Backups, Snapshots and Archives. They are three different things, however they’re frequently confused to be the same. Does the advent of virtualization mean traditional backups can be replaced by new data protection methods such as snapshots?
Backing up is the process of making an additional copy of data that can be easily restored if the primary data becomes lost or unusable. Backups can be copied to external media, like portable hard drives and tape, or remote storage, like a NAS, SAN, or server at another site.
Backups offers a solid solution should a major hardware or site disaster occur. Although traditional backups don’t necessarily provide the flexibility or efficiency of other methods, they offer a better long-term solution for data retention especially where backup policies dictate redundant backup copies in geographically dispersed locations.
Archives are different. Imagine you back your SQL databases up to simple *.bak files on the same drive as the database, you haven’t created a backup, but rather you’ve created an archive. An archive is a copy of your data as it exists at a point in time that doesn’t meet all of the requirements to be a true backup. Assume that your SQL server crashes. You will not be able to restore your database from the archives. You’ll have to first rebuild your entire server and configure it exactly as it was before and then restore from archive. Not ideal.
However, archives can be very useful for quick restores and solving minor issues, but only backups truly protect your data. A backup must be able to survive a total failure of the source, not just a single hard drive failure.
Snapshots are point-in-time copies of the data. As the name indicates, they’re “snapshots” of the entire data set taken at a specific time. Snapshots are not backups. A snapshot file is only a change log of the original virtual disk. Snapshots are sometimes marketed as valid “backup solutions”. This is an incorrect and dangerous assumption.

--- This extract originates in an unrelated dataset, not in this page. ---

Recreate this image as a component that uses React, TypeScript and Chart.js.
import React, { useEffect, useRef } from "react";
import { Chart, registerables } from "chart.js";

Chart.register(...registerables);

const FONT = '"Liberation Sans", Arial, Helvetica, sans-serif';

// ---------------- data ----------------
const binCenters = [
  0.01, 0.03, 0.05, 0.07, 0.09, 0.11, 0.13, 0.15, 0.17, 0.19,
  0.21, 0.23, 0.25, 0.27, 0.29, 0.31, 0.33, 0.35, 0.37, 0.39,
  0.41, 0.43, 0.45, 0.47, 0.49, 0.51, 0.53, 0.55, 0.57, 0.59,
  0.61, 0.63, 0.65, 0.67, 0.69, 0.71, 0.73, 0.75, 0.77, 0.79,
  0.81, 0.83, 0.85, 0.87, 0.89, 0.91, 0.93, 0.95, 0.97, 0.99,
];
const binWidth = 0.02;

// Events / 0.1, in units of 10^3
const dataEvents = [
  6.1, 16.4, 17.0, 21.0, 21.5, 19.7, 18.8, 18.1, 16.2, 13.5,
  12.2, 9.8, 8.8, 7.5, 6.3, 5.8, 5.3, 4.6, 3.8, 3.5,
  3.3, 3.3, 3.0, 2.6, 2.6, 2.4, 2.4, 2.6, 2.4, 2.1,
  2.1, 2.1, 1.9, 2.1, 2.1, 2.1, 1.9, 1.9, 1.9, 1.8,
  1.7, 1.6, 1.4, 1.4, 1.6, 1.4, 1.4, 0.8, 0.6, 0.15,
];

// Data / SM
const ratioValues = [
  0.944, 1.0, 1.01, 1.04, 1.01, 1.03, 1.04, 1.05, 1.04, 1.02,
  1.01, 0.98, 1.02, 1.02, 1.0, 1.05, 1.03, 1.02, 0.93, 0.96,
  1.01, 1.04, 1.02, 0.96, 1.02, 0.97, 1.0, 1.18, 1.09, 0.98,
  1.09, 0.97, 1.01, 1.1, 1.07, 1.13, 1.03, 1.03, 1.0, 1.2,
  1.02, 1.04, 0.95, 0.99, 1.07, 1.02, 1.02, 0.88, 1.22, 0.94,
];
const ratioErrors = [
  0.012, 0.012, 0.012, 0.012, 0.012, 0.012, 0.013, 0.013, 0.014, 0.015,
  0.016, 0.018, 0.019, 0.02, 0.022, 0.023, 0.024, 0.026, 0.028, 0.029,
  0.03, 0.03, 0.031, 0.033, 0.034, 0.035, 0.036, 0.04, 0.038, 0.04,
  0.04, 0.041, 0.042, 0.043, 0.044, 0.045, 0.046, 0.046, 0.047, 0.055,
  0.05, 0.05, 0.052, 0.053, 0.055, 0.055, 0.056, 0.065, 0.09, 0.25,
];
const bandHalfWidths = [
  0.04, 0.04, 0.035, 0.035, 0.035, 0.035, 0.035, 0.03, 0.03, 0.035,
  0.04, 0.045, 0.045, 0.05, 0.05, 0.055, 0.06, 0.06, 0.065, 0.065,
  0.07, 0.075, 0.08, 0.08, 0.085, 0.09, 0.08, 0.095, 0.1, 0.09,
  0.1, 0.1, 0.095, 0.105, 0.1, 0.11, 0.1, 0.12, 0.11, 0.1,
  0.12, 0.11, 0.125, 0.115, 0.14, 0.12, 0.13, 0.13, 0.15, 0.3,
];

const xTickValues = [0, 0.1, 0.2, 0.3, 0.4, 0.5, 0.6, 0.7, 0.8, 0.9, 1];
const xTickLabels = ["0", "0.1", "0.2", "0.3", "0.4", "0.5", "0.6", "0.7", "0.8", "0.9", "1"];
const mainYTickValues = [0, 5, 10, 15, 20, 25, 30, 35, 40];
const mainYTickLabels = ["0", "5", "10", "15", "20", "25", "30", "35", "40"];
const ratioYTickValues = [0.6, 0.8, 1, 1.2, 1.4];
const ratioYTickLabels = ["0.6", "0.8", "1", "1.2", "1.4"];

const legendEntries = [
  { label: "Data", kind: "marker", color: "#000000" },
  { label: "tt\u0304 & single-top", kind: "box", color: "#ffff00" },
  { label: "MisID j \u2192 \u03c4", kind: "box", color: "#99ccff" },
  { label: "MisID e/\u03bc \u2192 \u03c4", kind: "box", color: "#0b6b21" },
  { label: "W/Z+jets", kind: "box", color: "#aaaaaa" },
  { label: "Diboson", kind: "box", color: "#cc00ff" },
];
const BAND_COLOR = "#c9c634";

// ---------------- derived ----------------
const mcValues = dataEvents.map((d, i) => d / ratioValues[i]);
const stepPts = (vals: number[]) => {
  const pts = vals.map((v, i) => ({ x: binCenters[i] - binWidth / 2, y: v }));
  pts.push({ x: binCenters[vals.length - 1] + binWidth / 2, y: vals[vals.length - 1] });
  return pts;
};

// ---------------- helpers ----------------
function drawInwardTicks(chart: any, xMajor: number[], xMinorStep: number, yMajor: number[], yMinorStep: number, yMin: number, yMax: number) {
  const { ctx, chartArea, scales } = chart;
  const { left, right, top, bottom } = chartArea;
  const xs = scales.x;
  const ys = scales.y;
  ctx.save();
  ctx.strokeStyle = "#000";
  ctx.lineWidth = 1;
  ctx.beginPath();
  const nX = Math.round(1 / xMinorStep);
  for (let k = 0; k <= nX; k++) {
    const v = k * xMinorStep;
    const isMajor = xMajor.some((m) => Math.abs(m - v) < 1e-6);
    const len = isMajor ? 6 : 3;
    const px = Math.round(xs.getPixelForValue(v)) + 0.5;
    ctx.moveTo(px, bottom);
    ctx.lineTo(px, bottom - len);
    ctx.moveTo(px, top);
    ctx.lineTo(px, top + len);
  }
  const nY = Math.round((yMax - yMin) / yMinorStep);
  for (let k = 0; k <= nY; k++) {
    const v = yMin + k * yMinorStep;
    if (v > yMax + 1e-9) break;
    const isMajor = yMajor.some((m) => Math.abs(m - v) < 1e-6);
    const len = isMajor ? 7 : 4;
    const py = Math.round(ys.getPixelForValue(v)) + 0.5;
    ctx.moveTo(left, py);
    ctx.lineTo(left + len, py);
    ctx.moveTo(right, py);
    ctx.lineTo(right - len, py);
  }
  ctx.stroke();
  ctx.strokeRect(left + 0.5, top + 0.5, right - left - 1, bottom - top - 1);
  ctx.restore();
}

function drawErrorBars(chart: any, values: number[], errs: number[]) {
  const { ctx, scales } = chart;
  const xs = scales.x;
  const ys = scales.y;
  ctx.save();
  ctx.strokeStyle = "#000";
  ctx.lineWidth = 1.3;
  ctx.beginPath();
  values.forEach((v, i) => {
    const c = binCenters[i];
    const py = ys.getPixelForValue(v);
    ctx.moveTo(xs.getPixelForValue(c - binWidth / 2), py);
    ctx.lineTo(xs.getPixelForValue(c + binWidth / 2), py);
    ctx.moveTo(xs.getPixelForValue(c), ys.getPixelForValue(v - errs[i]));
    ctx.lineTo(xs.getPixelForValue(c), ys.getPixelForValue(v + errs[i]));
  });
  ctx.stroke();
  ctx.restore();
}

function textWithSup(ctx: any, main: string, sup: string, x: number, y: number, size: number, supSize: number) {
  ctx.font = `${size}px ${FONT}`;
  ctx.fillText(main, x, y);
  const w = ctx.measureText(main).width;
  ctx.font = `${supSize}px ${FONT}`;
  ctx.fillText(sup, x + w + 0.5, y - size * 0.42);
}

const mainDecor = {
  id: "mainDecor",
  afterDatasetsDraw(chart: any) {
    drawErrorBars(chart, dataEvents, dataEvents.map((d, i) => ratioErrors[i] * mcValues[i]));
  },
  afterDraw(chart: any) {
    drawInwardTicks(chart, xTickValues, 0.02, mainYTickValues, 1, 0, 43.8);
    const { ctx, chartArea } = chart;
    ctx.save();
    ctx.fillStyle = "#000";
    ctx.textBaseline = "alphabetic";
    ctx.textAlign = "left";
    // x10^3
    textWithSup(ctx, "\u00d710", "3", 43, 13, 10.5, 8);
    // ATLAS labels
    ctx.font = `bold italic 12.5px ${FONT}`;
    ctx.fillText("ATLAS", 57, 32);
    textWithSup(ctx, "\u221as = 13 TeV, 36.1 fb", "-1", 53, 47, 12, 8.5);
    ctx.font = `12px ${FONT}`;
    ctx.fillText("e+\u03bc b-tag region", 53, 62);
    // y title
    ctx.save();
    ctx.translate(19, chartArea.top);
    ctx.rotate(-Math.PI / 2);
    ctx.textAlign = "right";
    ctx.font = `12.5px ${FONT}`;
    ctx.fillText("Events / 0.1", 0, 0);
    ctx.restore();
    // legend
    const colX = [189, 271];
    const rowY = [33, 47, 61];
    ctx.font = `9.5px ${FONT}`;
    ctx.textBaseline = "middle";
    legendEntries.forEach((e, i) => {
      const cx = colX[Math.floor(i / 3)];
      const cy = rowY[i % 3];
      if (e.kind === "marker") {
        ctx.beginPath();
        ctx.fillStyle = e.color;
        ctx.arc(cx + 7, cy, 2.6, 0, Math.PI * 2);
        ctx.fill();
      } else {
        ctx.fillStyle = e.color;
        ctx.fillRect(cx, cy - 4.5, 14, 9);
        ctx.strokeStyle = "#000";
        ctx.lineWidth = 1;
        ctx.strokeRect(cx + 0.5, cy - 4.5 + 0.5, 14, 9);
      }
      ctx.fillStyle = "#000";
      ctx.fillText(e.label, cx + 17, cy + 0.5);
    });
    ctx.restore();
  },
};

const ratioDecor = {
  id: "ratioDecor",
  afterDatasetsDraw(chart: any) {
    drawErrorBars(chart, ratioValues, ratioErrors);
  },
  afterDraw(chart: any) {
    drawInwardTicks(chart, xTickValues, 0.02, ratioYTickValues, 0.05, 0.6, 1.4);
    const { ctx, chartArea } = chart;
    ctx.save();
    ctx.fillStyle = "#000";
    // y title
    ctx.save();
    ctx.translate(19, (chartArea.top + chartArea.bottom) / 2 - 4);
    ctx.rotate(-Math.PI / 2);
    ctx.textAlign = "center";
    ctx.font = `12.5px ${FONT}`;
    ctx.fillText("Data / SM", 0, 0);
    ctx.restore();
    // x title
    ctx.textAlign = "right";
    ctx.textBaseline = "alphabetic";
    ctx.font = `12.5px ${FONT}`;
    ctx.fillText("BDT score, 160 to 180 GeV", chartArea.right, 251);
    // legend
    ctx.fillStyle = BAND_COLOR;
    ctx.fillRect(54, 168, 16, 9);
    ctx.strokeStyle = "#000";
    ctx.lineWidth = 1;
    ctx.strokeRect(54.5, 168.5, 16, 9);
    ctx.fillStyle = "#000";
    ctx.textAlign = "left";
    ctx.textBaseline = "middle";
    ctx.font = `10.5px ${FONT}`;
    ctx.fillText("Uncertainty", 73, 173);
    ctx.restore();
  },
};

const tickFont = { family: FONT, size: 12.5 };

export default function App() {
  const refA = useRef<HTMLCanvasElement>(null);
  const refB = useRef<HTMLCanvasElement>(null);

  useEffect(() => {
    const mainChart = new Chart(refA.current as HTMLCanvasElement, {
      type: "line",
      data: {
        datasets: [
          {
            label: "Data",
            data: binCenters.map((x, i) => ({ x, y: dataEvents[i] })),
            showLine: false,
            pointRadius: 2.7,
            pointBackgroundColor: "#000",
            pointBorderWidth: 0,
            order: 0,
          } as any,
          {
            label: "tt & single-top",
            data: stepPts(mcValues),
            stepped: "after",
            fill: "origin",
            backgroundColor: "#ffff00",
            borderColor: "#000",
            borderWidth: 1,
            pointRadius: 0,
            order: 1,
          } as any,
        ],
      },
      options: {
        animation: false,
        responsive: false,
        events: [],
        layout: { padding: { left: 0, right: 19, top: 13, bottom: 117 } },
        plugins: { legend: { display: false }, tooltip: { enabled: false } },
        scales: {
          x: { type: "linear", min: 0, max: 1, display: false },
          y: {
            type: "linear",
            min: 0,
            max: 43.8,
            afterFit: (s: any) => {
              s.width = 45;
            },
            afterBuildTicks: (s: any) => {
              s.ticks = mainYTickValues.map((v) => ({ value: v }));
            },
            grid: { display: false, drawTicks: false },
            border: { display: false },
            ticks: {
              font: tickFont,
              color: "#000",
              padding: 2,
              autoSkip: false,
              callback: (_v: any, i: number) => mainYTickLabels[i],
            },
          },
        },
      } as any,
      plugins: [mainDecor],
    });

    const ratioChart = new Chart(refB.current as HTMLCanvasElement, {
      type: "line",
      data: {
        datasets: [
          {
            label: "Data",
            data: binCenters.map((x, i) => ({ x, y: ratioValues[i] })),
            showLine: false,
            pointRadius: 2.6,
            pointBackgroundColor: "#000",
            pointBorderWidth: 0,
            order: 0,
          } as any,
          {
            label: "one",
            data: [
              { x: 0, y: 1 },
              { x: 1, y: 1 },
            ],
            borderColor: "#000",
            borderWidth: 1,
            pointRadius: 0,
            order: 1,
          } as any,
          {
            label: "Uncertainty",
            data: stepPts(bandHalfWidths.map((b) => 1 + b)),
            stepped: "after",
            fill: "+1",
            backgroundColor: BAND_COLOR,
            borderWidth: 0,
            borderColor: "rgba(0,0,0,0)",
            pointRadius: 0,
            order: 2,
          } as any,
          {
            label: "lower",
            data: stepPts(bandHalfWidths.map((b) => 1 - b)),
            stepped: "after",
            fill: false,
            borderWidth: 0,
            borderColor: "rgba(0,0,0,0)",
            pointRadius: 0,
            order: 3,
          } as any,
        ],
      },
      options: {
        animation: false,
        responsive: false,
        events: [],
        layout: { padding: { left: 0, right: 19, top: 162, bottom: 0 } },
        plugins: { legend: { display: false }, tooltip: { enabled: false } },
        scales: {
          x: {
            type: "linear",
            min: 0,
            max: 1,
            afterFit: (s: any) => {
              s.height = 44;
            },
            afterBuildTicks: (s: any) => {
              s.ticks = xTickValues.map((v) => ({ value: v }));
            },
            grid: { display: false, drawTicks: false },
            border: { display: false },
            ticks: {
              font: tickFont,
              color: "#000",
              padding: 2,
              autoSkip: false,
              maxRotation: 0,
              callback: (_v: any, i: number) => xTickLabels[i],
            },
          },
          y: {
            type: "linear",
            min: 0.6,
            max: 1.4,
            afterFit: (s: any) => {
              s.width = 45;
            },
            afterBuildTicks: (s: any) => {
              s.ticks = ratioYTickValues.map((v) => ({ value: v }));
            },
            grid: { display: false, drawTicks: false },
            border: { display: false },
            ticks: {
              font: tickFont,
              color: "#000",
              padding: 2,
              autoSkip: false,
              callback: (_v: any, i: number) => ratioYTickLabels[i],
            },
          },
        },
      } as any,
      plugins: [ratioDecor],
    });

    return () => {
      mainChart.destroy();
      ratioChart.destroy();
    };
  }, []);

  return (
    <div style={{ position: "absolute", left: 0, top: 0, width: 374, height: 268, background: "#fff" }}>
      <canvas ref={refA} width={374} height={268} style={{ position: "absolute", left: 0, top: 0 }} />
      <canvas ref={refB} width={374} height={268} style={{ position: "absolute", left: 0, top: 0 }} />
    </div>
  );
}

Snapshots are not complete copies of the original virtual machine disk files. Taking a snapshot does not create a complete copy of the original vm disk file, rather it only copies the changes that were made since the previous snapshot. Every snapshot needs the base disk and the previous snapshot file to be fucntional. At any point of time, to access a snapshot, you should have full access to the snapshot chain before it. If the base disks are deleted, the snapshot files are useless.
While there are benefits of using snapshots for development or testing purposes on non-production systems, they should not be considered as valid data protection or backups of your virtual machines.
A good data protection strategy combines a number of aspects that can include all of the above features.
While snapshots aren’t true backups, they do provide a lot of value. Short-term snapshots are great for dealing with user errors and some data corruption scenarios. More importantly, they are very fast (data can be reverted or restored in seconds). They’re extremely space-efficient and in many cases, restores can be performed very quickly. Snapshots reduce the amount of labor needed to manage an environment and are generally good enough for daily use. The issue is simply that they can’t be relied upon in a major disaster, and any true backup strategy must go beyond snapshots.